EXERCISE TASK: Copy all lines below exactly as written. Leave pictures out.

______________________________

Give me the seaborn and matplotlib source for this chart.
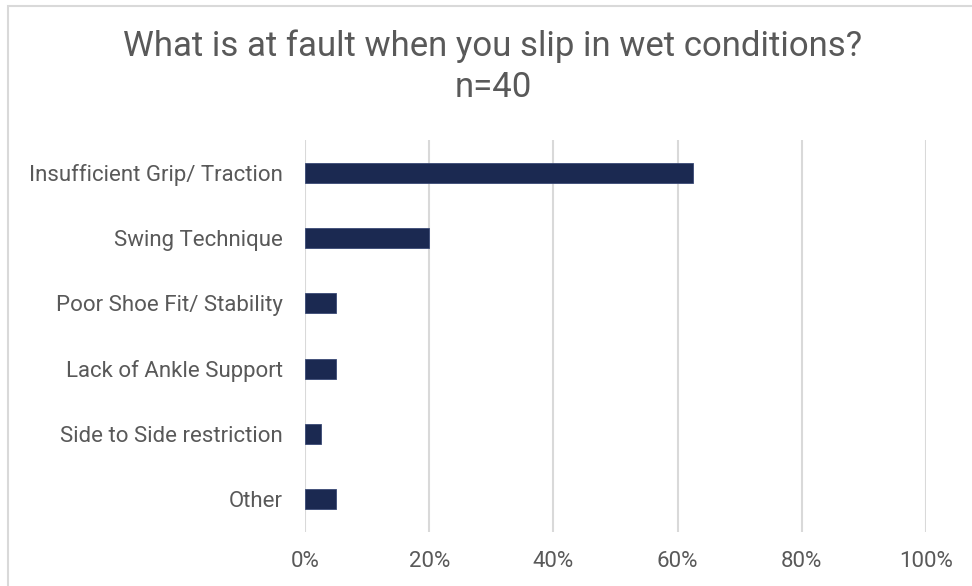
import matplotlib
matplotlib.use("Agg")
import matplotlib.pyplot as plt
import matplotlib.patches as mpatches
from matplotlib.ticker import FuncFormatter
import seaborn as sns
import pandas as pd

categories = [
    "Insufficient Grip/ Traction",
    "Swing Technique",
    "Poor Shoe Fit/ Stability",
    "Lack of Ankle Support",
    "Side to Side restriction",
    "Other",
]
shares = [0.625, 0.20, 0.05, 0.05, 0.025, 0.05]
x_ticks = [0, 0.2, 0.4, 0.6, 0.8, 1.0]
title_text = "What is at fault when you slip in wet conditions?\nn=40"

sns.set_theme(style="white")
plt.rcParams["font.family"] = ["Roboto", "DejaVu Sans"]

text_color = "#595959"
grid_color = "#d9d9d9"
bar_color = "#1b2951"

df = pd.DataFrame({"cause": categories, "share": shares})

fig = plt.figure(figsize=(9.72, 5.86), dpi=100)
ax = fig.add_axes([305 / 972, 1 - 532 / 586, (926 - 305) / 972, (532 - 140) / 586])

sns.barplot(data=df, x="share", y="cause", orient="h", color=bar_color,
            width=0.31, saturation=1, ax=ax, edgecolor="#3a4a75", linewidth=0.6)

ax.set_xlim(0, 1.0)
ax.set_ylim(5.5, -0.5)
ax.set_xticks(x_ticks)
ax.xaxis.set_major_formatter(FuncFormatter(lambda v, _: f"{v * 100:.0f}%"))
ax.grid(axis="x", color=grid_color, linewidth=1.5)
ax.set_axisbelow(True)
for s in ax.spines.values():
    s.set_visible(False)
ax.set_xlabel("")
ax.set_ylabel("")
ax.tick_params(axis="y", length=0, pad=16, labelsize=16, labelcolor=text_color)
ax.tick_params(axis="x", length=0, pad=14, labelsize=16, labelcolor=text_color)

fig.text(493 / 972, 1 - 67 / 586, title_text, ha="center", va="center",
         fontsize=25, color=text_color, linespacing=1.3)

# light frame around the chart area
frame = mpatches.Rectangle((8 / 972, -0.1), 1.2, 1 - 6 / 586 + 0.1,
                           transform=fig.transFigure, fill=False,
                           edgecolor=grid_color, linewidth=1.5, clip_on=False)
fig.patches.append(frame)

fig.savefig("out.png", dpi=100)
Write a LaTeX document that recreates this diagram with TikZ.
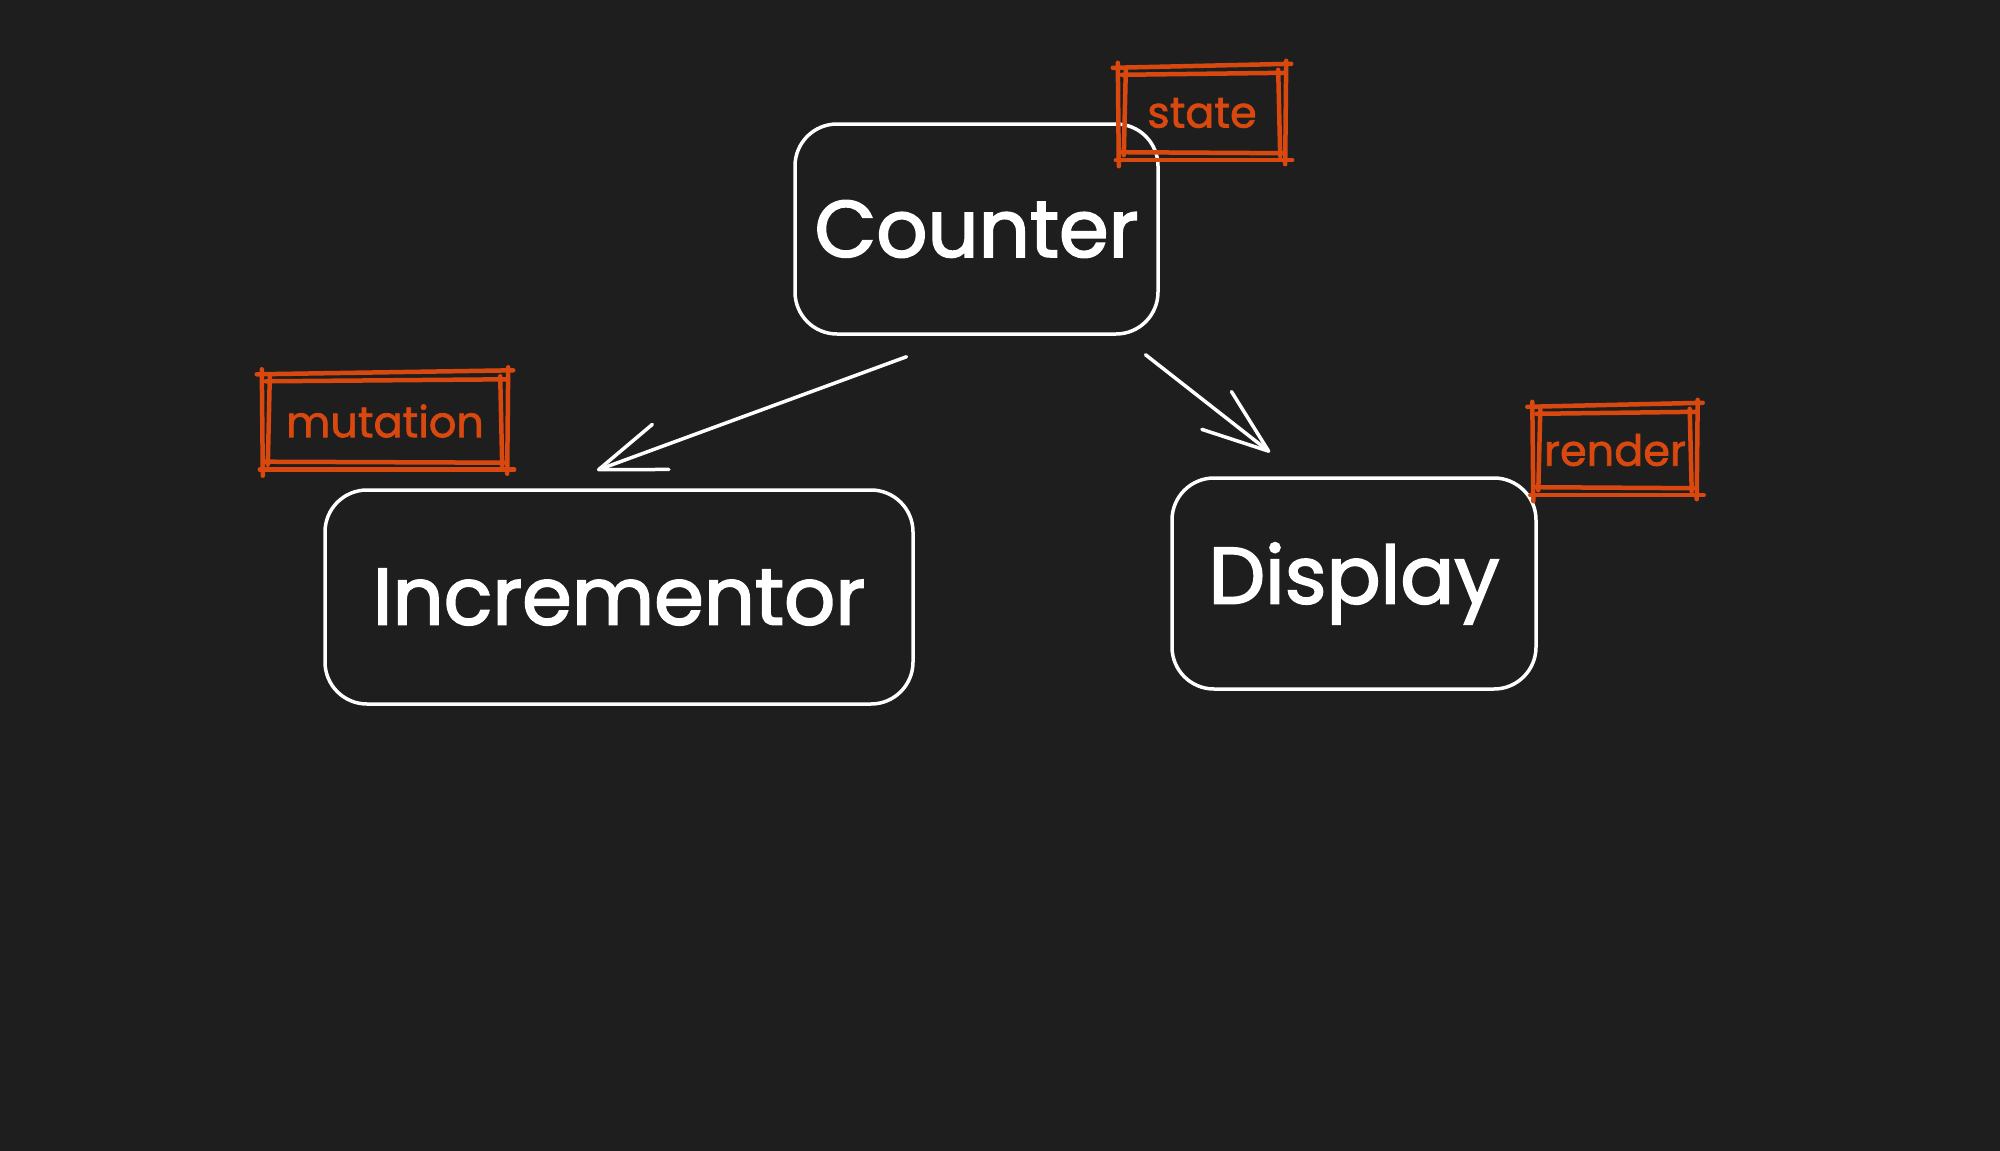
\documentclass[tikz,border=0pt]{standalone}
\usepackage{fontspec}
\setmainfont{Poppins}
\newfontfamily\handfont{Poppins}[FakeBold=2.2]
\newfontfamily\handlbl{Poppins}[FakeBold=1.6]
\usetikzlibrary{arrows.meta}
\definecolor{bg}{HTML}{1E1E1E}
\definecolor{orng}{HTML}{D9480F}
\newcommand{\sketchbox}[1]{%
 \draw[sk] ([shift={(-5,1)}]#1.north west) -- ([shift={(5,-3)}]#1.north east);
 \draw[sk] ([shift={(4,8)}]#1.north west) -- ([shift={(-2,6)}]#1.north east);
 \draw[sk] ([shift={(-2,1)}]#1.south west) -- ([shift={(6,1)}]#1.south east);
 \draw[sk] ([shift={(3,-7)}]#1.south west) -- ([shift={(-4,-6)}]#1.south east);
 \draw[sk] ([shift={(0,-4)}]#1.north west) -- ([shift={(1,7)}]#1.south west);
 \draw[sk] ([shift={(8,3)}]#1.north west) -- ([shift={(6,-4)}]#1.south west);
 \draw[sk] ([shift={(0,-6)}]#1.north east) -- ([shift={(-1,5)}]#1.south east);
 \draw[sk] ([shift={(-8,3)}]#1.north east) -- ([shift={(-6,-3)}]#1.south east);
}
\begin{document}
\begin{tikzpicture}[x=1pt,y=-1pt,
  mainbox/.style={draw=white,line width=3.5pt,rounded corners=42pt,text=white,
    font=\handfont\fontsize{80}{90}\selectfont,inner sep=0pt},
  lbl/.style={text=orng,font=\handlbl\fontsize{43}{50}\selectfont,inner sep=0pt},
  sk/.style={draw=orng,line width=4.5pt,line cap=round},
  arr/.style={draw=white,line width=3.5pt,line cap=round,
    -{Straight Barb[length=66pt,width=48pt,line width=3.5pt,round]}}]
\fill[bg] (0,0) rectangle (2000,1151);
\useasboundingbox (0,0) rectangle (2000,1151);

\node[mainbox,minimum width=363pt,minimum height=210pt] (counter) at (976.5,229) {Counter};
\node[mainbox,minimum width=588pt,minimum height=214pt] (incr) at (619,597) {Incrementor};
\node[mainbox,minimum width=364pt,minimum height=211pt] (disp) at (1354,583.5) {Display};

\node[lbl,minimum width=168pt,minimum height=92pt] (state) at (1202,113) {state};
\node[lbl,minimum width=246pt,minimum height=95pt] (mut) at (385,421) {mutation};
\node[lbl,minimum width=165pt,minimum height=88pt] (render) at (1615,450) {render};
\sketchbox{state}
\sketchbox{mut}
\sketchbox{render}

\draw[arr] ([shift={(-70,21)}]counter.south) -- ([shift={(-22,-18)}]incr.north);
\draw[arr] ([shift={(169,19)}]counter.south) -- ([shift={(-84,-24)}]disp.north);
\end{tikzpicture}
\end{document}
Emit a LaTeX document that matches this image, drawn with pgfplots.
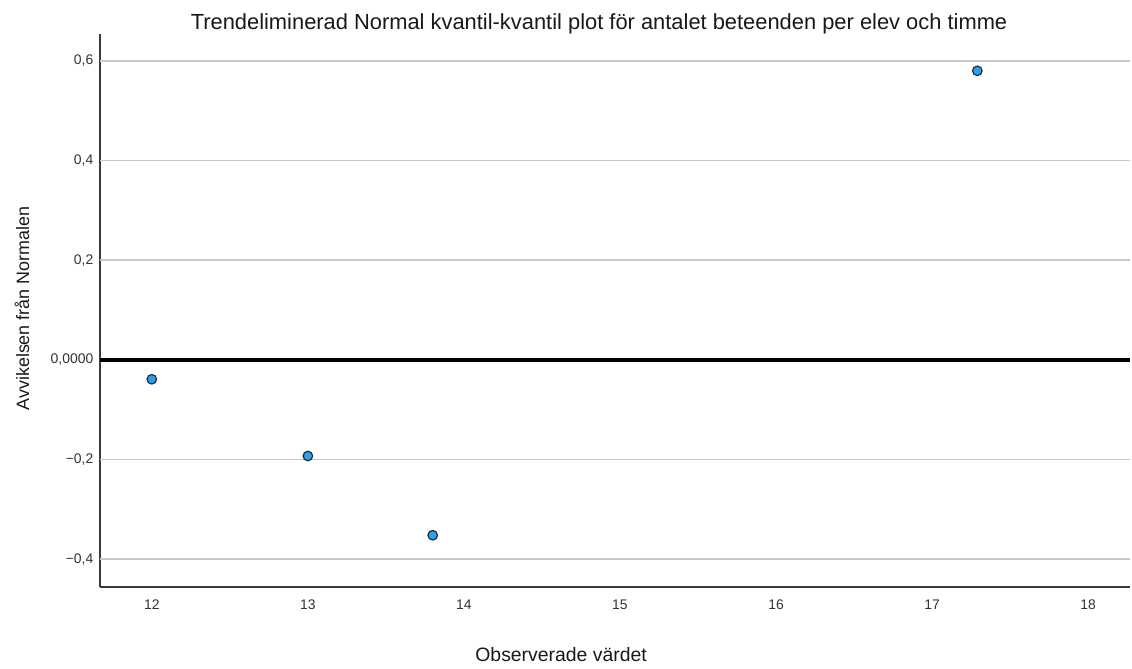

______________________________

TASK RESPONSE:
Give me the seaborn and matplotlib source for this chart.
import matplotlib
matplotlib.use("Agg")
import matplotlib.pyplot as plt
import matplotlib.patches as mpatches
from matplotlib.ticker import FuncFormatter
import seaborn as sns
import pandas as pd

categories = [
    "Insufficient Grip/ Traction",
    "Swing Technique",
    "Poor Shoe Fit/ Stability",
    "Lack of Ankle Support",
    "Side to Side restriction",
    "Other",
]
shares = [0.625, 0.20, 0.05, 0.05, 0.025, 0.05]
x_ticks = [0, 0.2, 0.4, 0.6, 0.8, 1.0]
title_text = "What is at fault when you slip in wet conditions?\nn=40"

sns.set_theme(style="white")
plt.rcParams["font.family"] = ["Roboto", "DejaVu Sans"]

text_color = "#595959"
grid_color = "#d9d9d9"
bar_color = "#1b2951"

df = pd.DataFrame({"cause": categories, "share": shares})

fig = plt.figure(figsize=(9.72, 5.86), dpi=100)
ax = fig.add_axes([305 / 972, 1 - 532 / 586, (926 - 305) / 972, (532 - 140) / 586])

sns.barplot(data=df, x="share", y="cause", orient="h", color=bar_color,
            width=0.31, saturation=1, ax=ax, edgecolor="#3a4a75", linewidth=0.6)

ax.set_xlim(0, 1.0)
ax.set_ylim(5.5, -0.5)
ax.set_xticks(x_ticks)
ax.xaxis.set_major_formatter(FuncFormatter(lambda v, _: f"{v * 100:.0f}%"))
ax.grid(axis="x", color=grid_color, linewidth=1.5)
ax.set_axisbelow(True)
for s in ax.spines.values():
    s.set_visible(False)
ax.set_xlabel("")
ax.set_ylabel("")
ax.tick_params(axis="y", length=0, pad=16, labelsize=16, labelcolor=text_color)
ax.tick_params(axis="x", length=0, pad=14, labelsize=16, labelcolor=text_color)

fig.text(493 / 972, 1 - 67 / 586, title_text, ha="center", va="center",
         fontsize=25, color=text_color, linespacing=1.3)

# light frame around the chart area
frame = mpatches.Rectangle((8 / 972, -0.1), 1.2, 1 - 6 / 586 + 0.1,
                           transform=fig.transFigure, fill=False,
                           edgecolor=grid_color, linewidth=1.5, clip_on=False)
fig.patches.append(frame)

fig.savefig("out.png", dpi=100)
Write a LaTeX document that recreates this diagram with TikZ.
\documentclass[tikz,border=0pt]{standalone}
\usepackage{fontspec}
\setmainfont{Poppins}
\newfontfamily\handfont{Poppins}[FakeBold=2.2]
\newfontfamily\handlbl{Poppins}[FakeBold=1.6]
\usetikzlibrary{arrows.meta}
\definecolor{bg}{HTML}{1E1E1E}
\definecolor{orng}{HTML}{D9480F}
\newcommand{\sketchbox}[1]{%
 \draw[sk] ([shift={(-5,1)}]#1.north west) -- ([shift={(5,-3)}]#1.north east);
 \draw[sk] ([shift={(4,8)}]#1.north west) -- ([shift={(-2,6)}]#1.north east);
 \draw[sk] ([shift={(-2,1)}]#1.south west) -- ([shift={(6,1)}]#1.south east);
 \draw[sk] ([shift={(3,-7)}]#1.south west) -- ([shift={(-4,-6)}]#1.south east);
 \draw[sk] ([shift={(0,-4)}]#1.north west) -- ([shift={(1,7)}]#1.south west);
 \draw[sk] ([shift={(8,3)}]#1.north west) -- ([shift={(6,-4)}]#1.south west);
 \draw[sk] ([shift={(0,-6)}]#1.north east) -- ([shift={(-1,5)}]#1.south east);
 \draw[sk] ([shift={(-8,3)}]#1.north east) -- ([shift={(-6,-3)}]#1.south east);
}
\begin{document}
\begin{tikzpicture}[x=1pt,y=-1pt,
  mainbox/.style={draw=white,line width=3.5pt,rounded corners=42pt,text=white,
    font=\handfont\fontsize{80}{90}\selectfont,inner sep=0pt},
  lbl/.style={text=orng,font=\handlbl\fontsize{43}{50}\selectfont,inner sep=0pt},
  sk/.style={draw=orng,line width=4.5pt,line cap=round},
  arr/.style={draw=white,line width=3.5pt,line cap=round,
    -{Straight Barb[length=66pt,width=48pt,line width=3.5pt,round]}}]
\fill[bg] (0,0) rectangle (2000,1151);
\useasboundingbox (0,0) rectangle (2000,1151);

\node[mainbox,minimum width=363pt,minimum height=210pt] (counter) at (976.5,229) {Counter};
\node[mainbox,minimum width=588pt,minimum height=214pt] (incr) at (619,597) {Incrementor};
\node[mainbox,minimum width=364pt,minimum height=211pt] (disp) at (1354,583.5) {Display};

\node[lbl,minimum width=168pt,minimum height=92pt] (state) at (1202,113) {state};
\node[lbl,minimum width=246pt,minimum height=95pt] (mut) at (385,421) {mutation};
\node[lbl,minimum width=165pt,minimum height=88pt] (render) at (1615,450) {render};
\sketchbox{state}
\sketchbox{mut}
\sketchbox{render}

\draw[arr] ([shift={(-70,21)}]counter.south) -- ([shift={(-22,-18)}]incr.north);
\draw[arr] ([shift={(169,19)}]counter.south) -- ([shift={(-84,-24)}]disp.north);
\end{tikzpicture}
\end{document}
Emit a LaTeX document that matches this image, drawn with pgfplots.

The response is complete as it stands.